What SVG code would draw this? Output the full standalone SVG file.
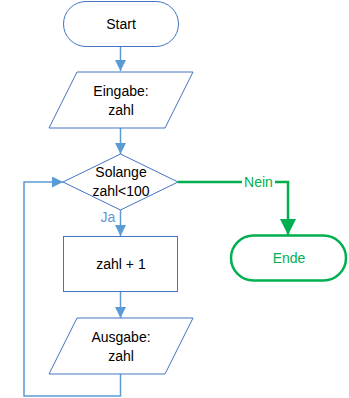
<svg xmlns="http://www.w3.org/2000/svg" width="349" height="398" viewBox="0 0 349 398">
  <style>
    .shape { fill: #ffffff; stroke: #4472c4; stroke-width: 1; }
    .end { fill: #ffffff; stroke: #00b050; stroke-width: 2.5; }
    .flow { fill: none; stroke: #5b9bd5; stroke-width: 1.5; }
    .no { fill: none; stroke: #00b050; stroke-width: 2.5; }
    text { font-family: "Liberation Sans", Arial, sans-serif; font-size: 14px; text-anchor: middle; fill: #000000; }
    .lbl-yes { fill: #5b9bd5; }
    .lbl-no { fill: #00b050; }
  </style>
  <defs>
    <marker id="arr" viewBox="0 0 10 10" refX="10" refY="5" markerWidth="11" markerHeight="11" markerUnits="userSpaceOnUse" orient="auto">
      <path d="M0,0 L10,5 L0,10 Z" fill="#5b9bd5"/>
    </marker>
    <marker id="arrG" viewBox="0 0 10 10" refX="10" refY="5" markerWidth="16" markerHeight="16" markerUnits="userSpaceOnUse" orient="auto">
      <path d="M0,0 L10,5 L0,10 Z" fill="#00b050"/>
    </marker>
  </defs>

  <g id="connectors">
    <path class="flow" d="M120.5,47 V71" marker-end="url(#arr)"/>
    <path class="flow" d="M120.5,128 V154" marker-end="url(#arr)"/>
    <path class="flow" d="M120.5,210 V236" marker-end="url(#arr)"/>
    <path class="flow" d="M120.5,292 V318" marker-end="url(#arr)"/>
    <path class="flow" d="M120.5,374 V396 H24 V182 H63" marker-end="url(#arr)"/>
    <path class="no" d="M178,182 H288 V235" marker-end="url(#arrG)"/>
    <rect x="242" y="175" width="33" height="14" fill="#ffffff"/>
    <text class="lbl-no" x="258.5" y="187">Nein</text>
    <text class="lbl-yes" x="108" y="222">Ja</text>
  </g>

  <g id="start">
    <rect class="shape" x="63.5" y="1.5" width="115" height="45" rx="22.5" ry="22.5"/>
    <text x="121" y="29">Start</text>
  </g>

  <g id="input">
    <polygon class="shape" points="77,72 193,72 165,128 49,128"/>
    <text x="121" y="96">Eingabe:</text>
    <text x="121" y="115">zahl</text>
  </g>

  <g id="loop">
    <polygon class="shape" points="120.5,154 178,182 120.5,210 63,182"/>
    <text x="121" y="177">Solange</text>
    <text x="121" y="196">zahl&lt;100</text>
  </g>

  <g id="increment">
    <rect class="shape" x="63.5" y="236.5" width="114" height="55"/>
    <text x="121" y="269">zahl + 1</text>
  </g>

  <g id="output">
    <polygon class="shape" points="77,318 193,318 165,374 49,374"/>
    <text x="121" y="342">Ausgabe:</text>
    <text x="121" y="361">zahl</text>
  </g>

  <g id="end">
    <rect class="end" x="231" y="235.5" width="115" height="45" rx="22.5" ry="22.5"/>
    <text class="lbl-no" x="289" y="263">Ende</text>
  </g>
</svg>
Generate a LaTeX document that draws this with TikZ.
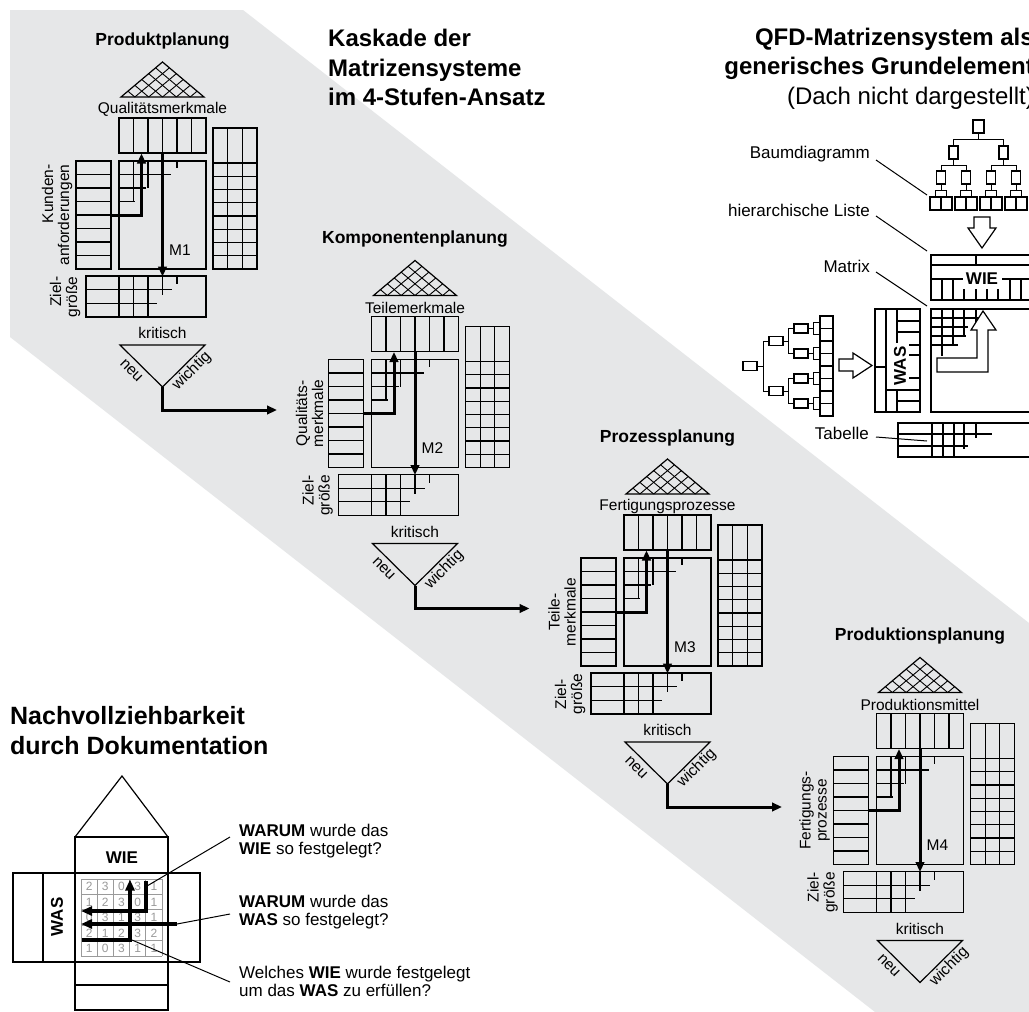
* * *
Restate the records above in full, word for word. Keep pictures out.

What SVG code would draw this? Output the full standalone SVG file.
<svg xmlns="http://www.w3.org/2000/svg" width="349" height="398" viewBox="0 0 349 398">
  <style>
    .shape { fill: #ffffff; stroke: #4472c4; stroke-width: 1; }
    .end { fill: #ffffff; stroke: #00b050; stroke-width: 2.5; }
    .flow { fill: none; stroke: #5b9bd5; stroke-width: 1.5; }
    .no { fill: none; stroke: #00b050; stroke-width: 2.5; }
    text { font-family: "Liberation Sans", Arial, sans-serif; font-size: 14px; text-anchor: middle; fill: #000000; }
    .lbl-yes { fill: #5b9bd5; }
    .lbl-no { fill: #00b050; }
  </style>
  <defs>
    <marker id="arr" viewBox="0 0 10 10" refX="10" refY="5" markerWidth="11" markerHeight="11" markerUnits="userSpaceOnUse" orient="auto">
      <path d="M0,0 L10,5 L0,10 Z" fill="#5b9bd5"/>
    </marker>
    <marker id="arrG" viewBox="0 0 10 10" refX="10" refY="5" markerWidth="16" markerHeight="16" markerUnits="userSpaceOnUse" orient="auto">
      <path d="M0,0 L10,5 L0,10 Z" fill="#00b050"/>
    </marker>
  </defs>

  <g id="connectors">
    <path class="flow" d="M120.5,47 V71" marker-end="url(#arr)"/>
    <path class="flow" d="M120.5,128 V154" marker-end="url(#arr)"/>
    <path class="flow" d="M120.5,210 V236" marker-end="url(#arr)"/>
    <path class="flow" d="M120.5,292 V318" marker-end="url(#arr)"/>
    <path class="flow" d="M120.5,374 V396 H24 V182 H63" marker-end="url(#arr)"/>
    <path class="no" d="M178,182 H288 V235" marker-end="url(#arrG)"/>
    <rect x="242" y="175" width="33" height="14" fill="#ffffff"/>
    <text class="lbl-no" x="258.5" y="187">Nein</text>
    <text class="lbl-yes" x="108" y="222">Ja</text>
  </g>

  <g id="start">
    <rect class="shape" x="63.5" y="1.5" width="115" height="45" rx="22.5" ry="22.5"/>
    <text x="121" y="29">Start</text>
  </g>

  <g id="input">
    <polygon class="shape" points="77,72 193,72 165,128 49,128"/>
    <text x="121" y="96">Eingabe:</text>
    <text x="121" y="115">zahl</text>
  </g>

  <g id="loop">
    <polygon class="shape" points="120.5,154 178,182 120.5,210 63,182"/>
    <text x="121" y="177">Solange</text>
    <text x="121" y="196">zahl&lt;100</text>
  </g>

  <g id="increment">
    <rect class="shape" x="63.5" y="236.5" width="114" height="55"/>
    <text x="121" y="269">zahl + 1</text>
  </g>

  <g id="output">
    <polygon class="shape" points="77,318 193,318 165,374 49,374"/>
    <text x="121" y="342">Ausgabe:</text>
    <text x="121" y="361">zahl</text>
  </g>

  <g id="end">
    <rect class="end" x="231" y="235.5" width="115" height="45" rx="22.5" ry="22.5"/>
    <text class="lbl-no" x="289" y="263">Ende</text>
  </g>
</svg>
Generate a LaTeX document that draws this with TikZ.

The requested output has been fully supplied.